## Data lines
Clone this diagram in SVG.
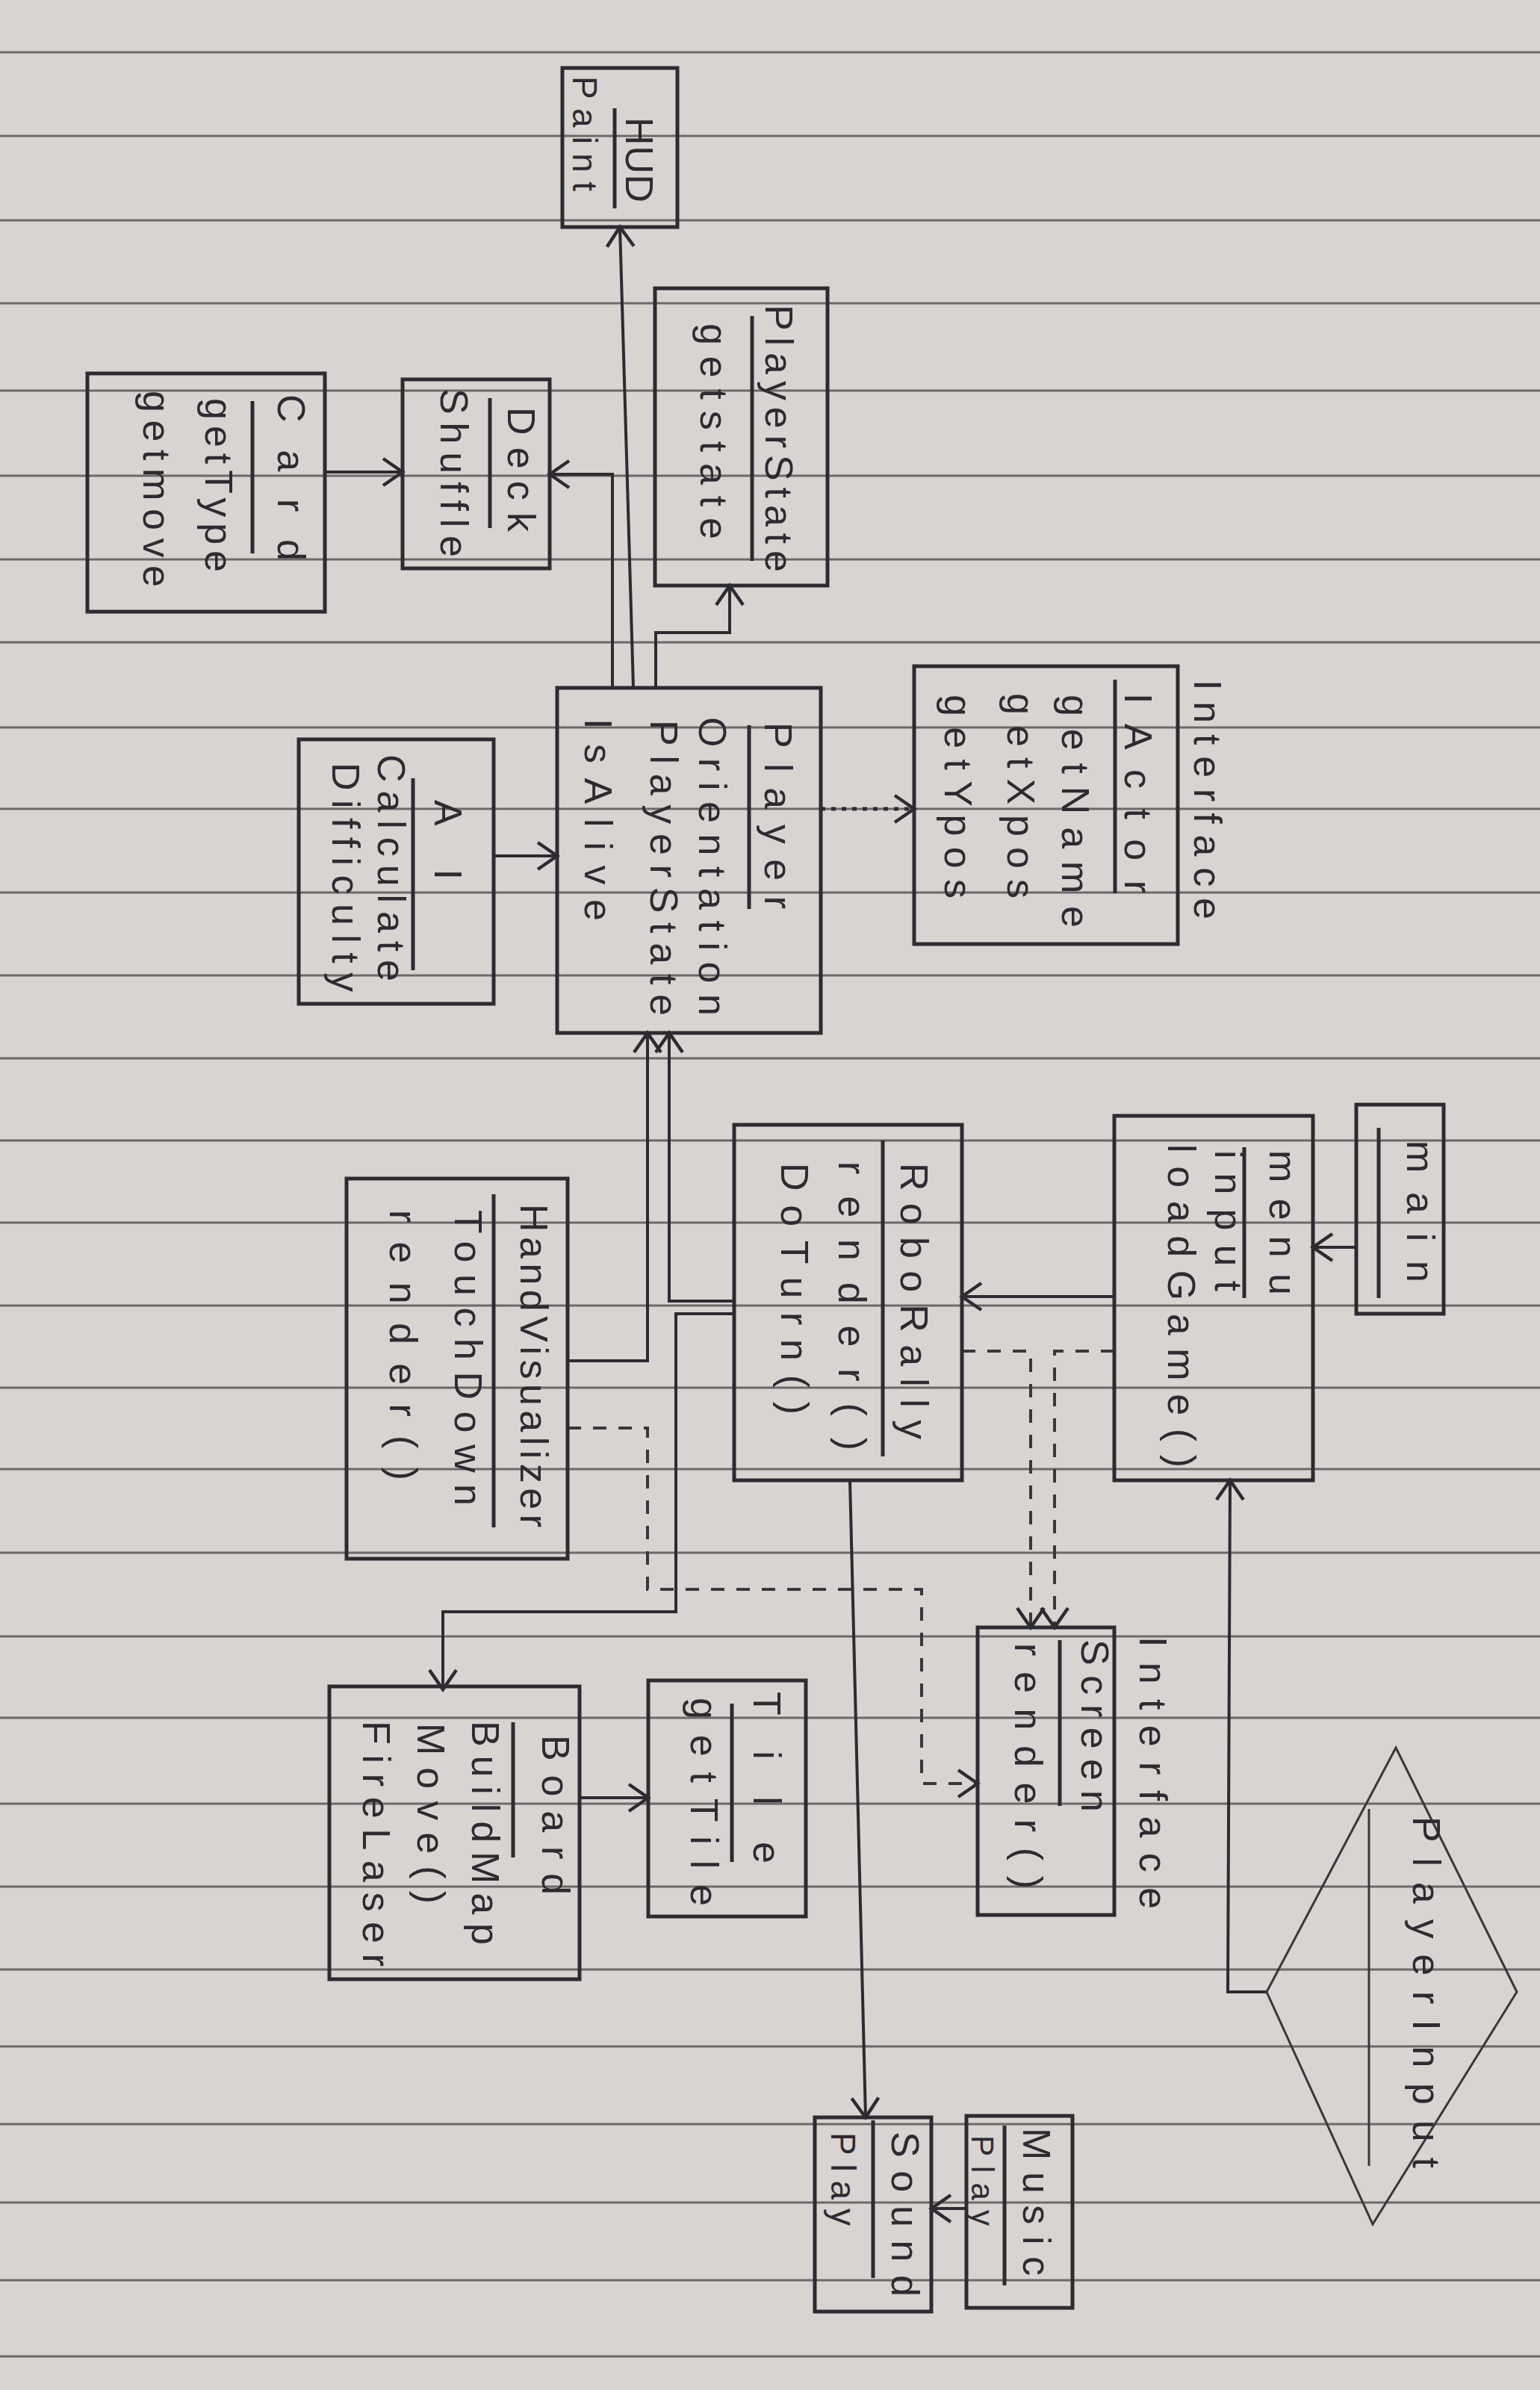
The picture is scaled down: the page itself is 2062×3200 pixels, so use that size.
<svg xmlns="http://www.w3.org/2000/svg" width="2062" height="3200" viewBox="0 0 2062 3200">
<style>
.bg{fill:#d8d4d1}
.rule{stroke:#6e6969;stroke-width:3;fill:none}
.box{fill:none;stroke:#2e2a31;stroke-width:5}
.div{stroke:#2e2a31;stroke-width:5;fill:none}
.t{font-family:"Liberation Sans","DejaVu Sans",sans-serif;font-size:52px;fill:#2e2a31}
.c{fill:none;stroke:#2e2a31;stroke-width:4}
.d{fill:none;stroke:#3a363c;stroke-width:4;stroke-dasharray:18 16}
.dot{fill:none;stroke:#2e2a31;stroke-width:5;stroke-dasharray:6 8}
.dia{fill:none;stroke:#3a363c;stroke-width:3}
</style>
<defs>
<marker id="arr" markerUnits="userSpaceOnUse" markerWidth="34" markerHeight="44" viewBox="-3 -3 34 44" refX="26" refY="18" orient="auto">
<path d="M0,0 L26,18 L0,36" fill="none" stroke="#2e2a31" stroke-width="4.5"/>
</marker>
</defs>
<rect class="bg" x="0" y="0" width="2062" height="3200"/>
<g id="ruling">
<path class="rule" d="M0,70H2062M0,182H2062M0,295H2062M0,406H2062M0,523H2062M0,637H2062M0,749H2062M0,860H2062M0,974H2062M0,1083H2062M0,1195H2062M0,1306H2062M0,1417H2062M0,1527H2062M0,1637H2062M0,1748H2062M0,1858H2062M0,1967H2062M0,2079H2062M0,2191H2062M0,2300H2062M0,2415H2062M0,2526H2062M0,2637H2062M0,2740H2062M0,2844H2062M0,2949H2062M0,3053H2062M0,3155H2062"/>
</g>
<g id="connectors">
<path class="c" d="M435,632H539" marker-end="url(#arr)"/>
<path class="c" d="M820,921V635H736" marker-end="url(#arr)"/>
<path class="c" d="M848,921L830,304" marker-end="url(#arr)"/>
<path class="c" d="M878,921V847H977V784" marker-end="url(#arr)"/>
<path class="c" d="M661,1146H746" marker-end="url(#arr)"/>
<path class="dot" d="M1099,1083H1224" marker-end="url(#arr)"/>
<path class="c" d="M760,1822H867V1383" marker-end="url(#arr)"/>
<path class="c" d="M983,1742H896V1383" marker-end="url(#arr)"/>
<path class="c" d="M983,1759H905V2158H593V2262" marker-end="url(#arr)"/>
<path class="c" d="M1492,1736H1288" marker-end="url(#arr)"/>
<path class="c" d="M1816,1670H1758" marker-end="url(#arr)"/>
<path class="d" d="M760,1912H867V2128H1234V2388H1309" marker-end="url(#arr)"/>
<path class="d" d="M1288,1809H1380V2179" marker-end="url(#arr)"/>
<path class="d" d="M1492,1809H1412V2179" marker-end="url(#arr)"/>
<path class="c" d="M1138,1982L1159,2835" marker-end="url(#arr)"/>
<path class="c" d="M1294,2957H1247" marker-end="url(#arr)"/>
<path class="c" d="M776,2407H868" marker-end="url(#arr)"/>
<path class="c" d="M1696,2667H1644L1647,1982" marker-end="url(#arr)"/>
</g>
<g id="HUD">
<rect class="box" x="753" y="91" width="154" height="213"/>
<path class="div" d="M823,145V279"/>
<text class="t" transform="translate(838,157) rotate(90)" textLength="114" lengthAdjust="spacing">HUD</text>
<text class="t" style="font-size:46px" transform="translate(767,102) rotate(90)" textLength="154" lengthAdjust="spacing">Paint</text>
</g>
<g id="PlayerStateNode">
<rect class="box" x="877" y="386" width="231" height="398"/>
<path class="div" d="M1007,423V751"/>
<text class="t" transform="translate(1025,408) rotate(90)" textLength="358" lengthAdjust="spacing">PlayerState</text>
<text class="t" transform="translate(938,433) rotate(90)" textLength="289" lengthAdjust="spacing">getstate</text>
</g>
<g id="Card">
<rect class="box" x="117" y="500" width="318" height="319"/>
<path class="div" d="M338,537V741"/>
<text class="t" transform="translate(372,528) rotate(90)" textLength="223" lengthAdjust="spacing">Card</text>
<text class="t" transform="translate(275,533) rotate(90)" textLength="233" lengthAdjust="spacing">getType</text>
<text class="t" transform="translate(192,523) rotate(90)" textLength="263" lengthAdjust="spacing">getmove</text>
</g>
<g id="Deck">
<rect class="box" x="539" y="508" width="197" height="253"/>
<path class="div" d="M656,533V707"/>
<text class="t" transform="translate(680,545) rotate(90)" textLength="167" lengthAdjust="spacing">Deck</text>
<text class="t" transform="translate(590,520) rotate(90)" textLength="226" lengthAdjust="spacing">Shuffle</text>
</g>
<g id="Player">
<rect class="box" x="746" y="921" width="353" height="462"/>
<path class="div" d="M1003,971V1217"/>
<text class="t" transform="translate(1024,967) rotate(90)" textLength="250" lengthAdjust="spacing">Player</text>
<text class="t" transform="translate(936,960) rotate(90)" textLength="400" lengthAdjust="spacing">Orientation</text>
<text class="t" transform="translate(871,964) rotate(90)" textLength="396" lengthAdjust="spacing">PlayerState</text>
<text class="t" transform="translate(783,962) rotate(90)" textLength="271" lengthAdjust="spacing">IsAlive</text>
</g>
<g id="AI">
<rect class="box" x="400" y="990" width="261" height="354"/>
<path class="div" d="M553,1042V1299"/>
<text class="t" transform="translate(582,1071) rotate(90)" textLength="107" lengthAdjust="spacing">AI</text>
<text class="t" transform="translate(506,1010) rotate(90)" textLength="304" lengthAdjust="spacing">Calculate</text>
<text class="t" transform="translate(445,1021) rotate(90)" textLength="307" lengthAdjust="spacing">Difficulty</text>
</g>
<g id="IActor">
<rect class="box" x="1224" y="892" width="353" height="372"/>
<path class="div" d="M1493,910V1196"/>
<text class="t" transform="translate(1506,928) rotate(90)" textLength="268" lengthAdjust="spacing">IActor</text>
<text class="t" transform="translate(1422,930) rotate(90)" textLength="312" lengthAdjust="spacing">getName</text>
<text class="t" transform="translate(1349,928) rotate(90)" textLength="275" lengthAdjust="spacing">getXpos</text>
<text class="t" transform="translate(1265,930) rotate(90)" textLength="273" lengthAdjust="spacing">getYpos</text>
<text class="t" transform="translate(1599,910) rotate(90)" textLength="321" lengthAdjust="spacing">Interface</text>
</g>
<g id="HandVisualizer">
<rect class="box" x="464" y="1578" width="296" height="509"/>
<path class="div" d="M661,1599V2045"/>
<text class="t" transform="translate(697,1612) rotate(90)" textLength="433" lengthAdjust="spacing">HandVisualizer</text>
<text class="t" transform="translate(609,1620) rotate(90)" textLength="396" lengthAdjust="spacing">TouchDown</text>
<text class="t" transform="translate(522,1620) rotate(90)" textLength="362" lengthAdjust="spacing">render()</text>
</g>
<g id="RoboRally">
<rect class="box" x="983" y="1506" width="305" height="476"/>
<path class="div" d="M1182,1527V1950"/>
<text class="t" transform="translate(1206,1557) rotate(90)" textLength="370" lengthAdjust="spacing">RoboRally</text>
<text class="t" transform="translate(1123,1555) rotate(90)" textLength="387" lengthAdjust="spacing">render()</text>
<text class="t" transform="translate(1046,1557) rotate(90)" textLength="337" lengthAdjust="spacing">DoTurn()</text>
</g>
<g id="Menu">
<rect class="box" x="1492" y="1494" width="266" height="488"/>
<path class="div" d="M1666,1536V1738"/>
<text class="t" transform="translate(1700,1540) rotate(90)" textLength="194" lengthAdjust="spacing">menu</text>
<text class="t" transform="translate(1627,1540) rotate(90)" textLength="189" lengthAdjust="spacing">input</text>
<text class="t" transform="translate(1564,1532) rotate(90)" textLength="433" lengthAdjust="spacing">loadGame()</text>
</g>
<g id="main">
<rect class="box" x="1816" y="1479" width="117" height="280"/>
<path class="div" d="M1846,1510V1738"/>
<text class="t" transform="translate(1884,1527) rotate(90)" textLength="190" lengthAdjust="spacing">main</text>
</g>
<g id="Board">
<rect class="box" x="441" y="2258" width="335" height="392"/>
<path class="div" d="M687,2306V2487"/>
<text class="t" transform="translate(726,2323) rotate(90)" textLength="214" lengthAdjust="spacing">Board</text>
<text class="t" transform="translate(632,2304) rotate(90)" textLength="300" lengthAdjust="spacing">BuildMap</text>
<text class="t" transform="translate(559,2307) rotate(90)" textLength="242" lengthAdjust="spacing">Move()</text>
<text class="t" transform="translate(486,2304) rotate(90)" textLength="329" lengthAdjust="spacing">FireLaser</text>
</g>
<g id="Tile">
<rect class="box" x="868" y="2250" width="211" height="316"/>
<path class="div" d="M980,2281V2493"/>
<text class="t" transform="translate(1009,2265) rotate(90)" textLength="230" lengthAdjust="spacing">Tile</text>
<text class="t" transform="translate(925,2273) rotate(90)" textLength="279" lengthAdjust="spacing">getTile</text>
</g>
<g id="Screen">
<rect class="box" x="1309" y="2179" width="183" height="385"/>
<path class="div" d="M1419,2196V2418"/>
<text class="t" transform="translate(1448,2195) rotate(90)" textLength="231" lengthAdjust="spacing">Screen</text>
<text class="t" transform="translate(1359,2200) rotate(90)" textLength="329" lengthAdjust="spacing">render()</text>
<text class="t" transform="translate(1526,2191) rotate(90)" textLength="365" lengthAdjust="spacing">Interface</text>
</g>
<g id="PlayerInput">
<polygon class="dia" points="1869,2340 2031,2667 1838,2978 1696,2667"/>
<path class="dia" d="M1833,2422V2900"/>
<text class="t" transform="translate(1892,2432) rotate(90)" textLength="471" lengthAdjust="spacing">PlayerInput</text>
</g>
<g id="Sound">
<rect class="box" x="1091" y="2835" width="156" height="260"/>
<path class="div" d="M1169,2839V3050"/>
<text class="t" transform="translate(1194,2854) rotate(90)" textLength="221" lengthAdjust="spacing">Sound</text>
<text class="t" style="font-size:46px" transform="translate(1113,2855) rotate(90)" textLength="125" lengthAdjust="spacing">Play</text>
</g>
<g id="Music">
<rect class="box" x="1294" y="2833" width="142" height="257"/>
<path class="div" d="M1345,2846V3060"/>
<text class="t" transform="translate(1370,2849) rotate(90)" textLength="198" lengthAdjust="spacing">Music</text>
<text class="t" style="font-size:42px" transform="translate(1301,2859) rotate(90)" textLength="121" lengthAdjust="spacing">Play</text>
</g>
</svg>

## Aim of the exercise
Find the number of lines in which the word "size" occurs, and write nothing but that number.

## Exercise output
5